Dataset section.
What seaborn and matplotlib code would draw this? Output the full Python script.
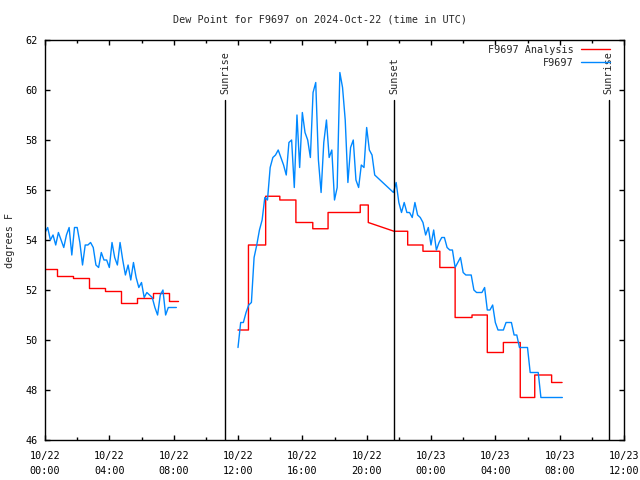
import pandas as pd
import seaborn as sns
import matplotlib.pyplot as plt
import matplotlib.dates as mdates

sns.set_style('ticks')
plt.rcParams['font.family'] = ['DejaVu Sans Mono']

# Datos (punto de rocio en grados F)
dia = pd.Timestamp('2024-10-22 00:00')

# F9697: lecturas cada 10 minutos
blue_manana = [54.3, 54.5, 54.0, 54.2, 53.8, 54.3, 54.0, 53.7, 54.2, 54.5,
               53.4, 54.5, 54.5, 53.9, 53.0, 53.8, 53.8, 53.9, 53.7, 53.0,
               52.9, 53.5, 53.2, 53.2, 52.9, 53.9, 53.3, 53.0, 53.9, 53.2,
               52.6, 53.0, 52.4, 53.1, 52.5, 52.1, 52.3, 51.7, 51.9, 51.8,
               51.7, 51.3, 51.0, 51.8, 52.0, 51.0, 51.3, 51.3, 51.3, 51.3]
blue_tarde = [49.7, 50.7, 50.7, 51.1, 51.4, 51.5, 53.3, 53.8, 54.4, 54.8,
              55.7, 55.6, 56.9, 57.3, 57.4, 57.6, 57.3, 57.0, 56.6, 57.9,
              58.0, 56.1, 59.0, 56.9, 59.1, 58.3, 58.0, 57.3, 59.9, 60.3,
              57.2, 55.9, 57.9, 58.8, 57.3, 57.6, 55.6, 56.1, 60.7, 60.1,
              58.8, 56.3, 57.7, 58.0, 56.4, 56.1, 57.0, 56.9, 58.5, 57.6,
              57.4, 56.6]
blue_noche = [55.9, 56.3, 55.5, 55.1, 55.5, 55.1, 55.1, 54.9, 55.5, 55.0,
              54.9, 54.7, 54.2, 54.5, 53.8, 54.4, 53.6, 53.9, 54.1, 54.1,
              53.7, 53.6, 53.6, 52.9, 53.1, 53.3, 52.7, 52.6, 52.6, 52.6,
              52.0, 51.9, 51.9, 51.9, 52.1, 51.2, 51.2, 51.4, 50.7, 50.4,
              50.4, 50.4, 50.7, 50.7, 50.7, 50.2, 50.2, 49.7, 49.7, 49.7,
              49.7, 48.7, 48.7, 48.7, 48.7, 47.7, 47.7, 47.7, 47.7, 47.7,
              47.7, 47.7, 47.7, 47.7]

# F9697 Analysis: escalones (horas desde 10/22 00:00)
red_h1 = [0.0, 0.75, 0.75, 1.75, 1.75, 2.75, 2.75, 3.75, 3.75, 4.75, 4.75,
          5.72, 5.72, 6.72, 6.72, 7.72, 7.72, 8.27]
red_v1 = [52.85, 52.85, 52.55, 52.55, 52.5, 52.5, 52.1, 52.1, 51.95, 51.95, 51.5,
          51.5, 51.7, 51.7, 51.9, 51.9, 51.55, 51.55]
red_h2 = [12.0, 12.65, 12.65, 13.72, 13.72, 14.6, 14.6, 15.6, 15.6, 16.65, 16.65,
          17.6, 17.6, 19.6, 19.6, 20.1, 20.1, 21.7, 22.55, 22.55, 23.5, 23.5,
          24.55, 24.55, 25.5, 25.5, 26.55, 26.55, 27.5, 27.5, 28.5, 28.5,
          29.55, 29.55, 30.45, 30.45, 31.5, 31.5, 32.15]
red_v2 = [50.4, 50.4, 53.8, 53.8, 55.75, 55.75, 55.6, 55.6, 54.7, 54.7, 54.45,
          54.45, 55.1, 55.1, 55.4, 55.4, 54.7, 54.35, 54.35, 53.8, 53.8, 53.55,
          53.55, 52.9, 52.9, 50.9, 50.9, 51.0, 51.0, 49.5, 49.5, 49.9,
          49.9, 47.7, 47.7, 48.6, 48.6, 48.3, 48.3]

# Salida y puesta del sol (horas)
sol_h = [11.2, 21.7, 35.05]
sol_txt = ['Sunrise', 'Sunset', 'Sunrise']

# armar la tabla para seaborn
t1 = pd.date_range('2024-10-22 00:00', periods=len(blue_manana), freq='10min')
t2 = pd.date_range('2024-10-22 12:00', periods=len(blue_tarde), freq='10min')
t3 = pd.date_range('2024-10-22 21:40', periods=len(blue_noche), freq='10min')

partes = [
    pd.DataFrame({'hora': dia + pd.to_timedelta(red_h1, unit='h'), 'valor': red_v1,
                  'serie': 'F9697 Analysis', 'tramo': 'r1'}),
    pd.DataFrame({'hora': dia + pd.to_timedelta(red_h2, unit='h'), 'valor': red_v2,
                  'serie': 'F9697 Analysis', 'tramo': 'r2'}),
    pd.DataFrame({'hora': t1, 'valor': blue_manana, 'serie': 'F9697', 'tramo': 'b1'}),
    pd.DataFrame({'hora': t2.append(t3), 'valor': blue_tarde + blue_noche,
                  'serie': 'F9697', 'tramo': 'b2'}),
]
datos = pd.concat(partes, ignore_index=True)

fig = plt.figure(figsize=(6.4, 4.8), dpi=100)
ax = fig.add_axes([45/640, 40/480, 579/640, 400/480])

sns.lineplot(data=datos, x='hora', y='valor', hue='serie', units='tramo',
             estimator=None, sort=False, hue_order=['F9697 Analysis', 'F9697'],
             palette={'F9697 Analysis': '#ff0000', 'F9697': '#0088ff'},
             linewidth=1.0, ax=ax)

fs = 7.3

# lineas verticales de sol
for h, txt in zip(sol_h, sol_txt):
    x = dia + pd.Timedelta(hours=h)
    ax.plot([x, x], [46, 59.6], color='black', linewidth=1.0)
    ax.text(x, 59.85, txt, rotation=90, ha='center', va='bottom', fontsize=fs)

ax.set_xlim(dia, dia + pd.Timedelta(hours=36))
ax.set_ylim(46, 62)
ax.set_yticks(range(46, 63, 2))
ax.xaxis.set_major_locator(mdates.HourLocator(byhour=[0, 4, 8, 12, 16, 20]))
ax.xaxis.set_minor_locator(mdates.HourLocator(interval=2))
ax.xaxis.set_major_formatter(mdates.DateFormatter('%m/%d\n%H:%M'))
ax.tick_params(which='both', direction='in', top=True, right=True, labelsize=fs, colors='black')
ax.tick_params(which='major', length=3.5, width=1)
ax.tick_params(which='minor', length=2.2, width=1)
ax.tick_params(axis='x', which='major', pad=8)
ax.tick_params(axis='y', which='major', pad=5)
for lab in ax.get_xticklabels():
    lab.set_linespacing(1.6)
for s in ax.spines.values():
    s.set_linewidth(1.0)
    s.set_color('black')

ax.set_xlabel('')
ax.set_ylabel('degrees F', fontsize=fs, labelpad=8)
fig.text(0.5, 1 - 19/480, 'Dew Point for F9697 on 2024-Oct-22 (time in UTC)',
         ha='center', va='center', fontsize=fs)

ax.legend(loc='upper right', bbox_to_anchor=((610 - 45) / 579, (440 - 45) / 400),
          frameon=False, markerfirst=False, fontsize=fs, borderpad=0, borderaxespad=0,
          handlelength=2.9, handletextpad=0.7, labelspacing=0.3)

fig.savefig('out.png', dpi=100)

Exercise requirements.
Begin at the top of the material above and output each line exactly, stopping after the line that holds "dia = pd.Timestamp('2024-10-22 00:00')". Leave out pictures.

Solution below.
What seaborn and matplotlib code would draw this? Output the full Python script.
import pandas as pd
import seaborn as sns
import matplotlib.pyplot as plt
import matplotlib.dates as mdates

sns.set_style('ticks')
plt.rcParams['font.family'] = ['DejaVu Sans Mono']

# Datos (punto de rocio en grados F)
dia = pd.Timestamp('2024-10-22 00:00')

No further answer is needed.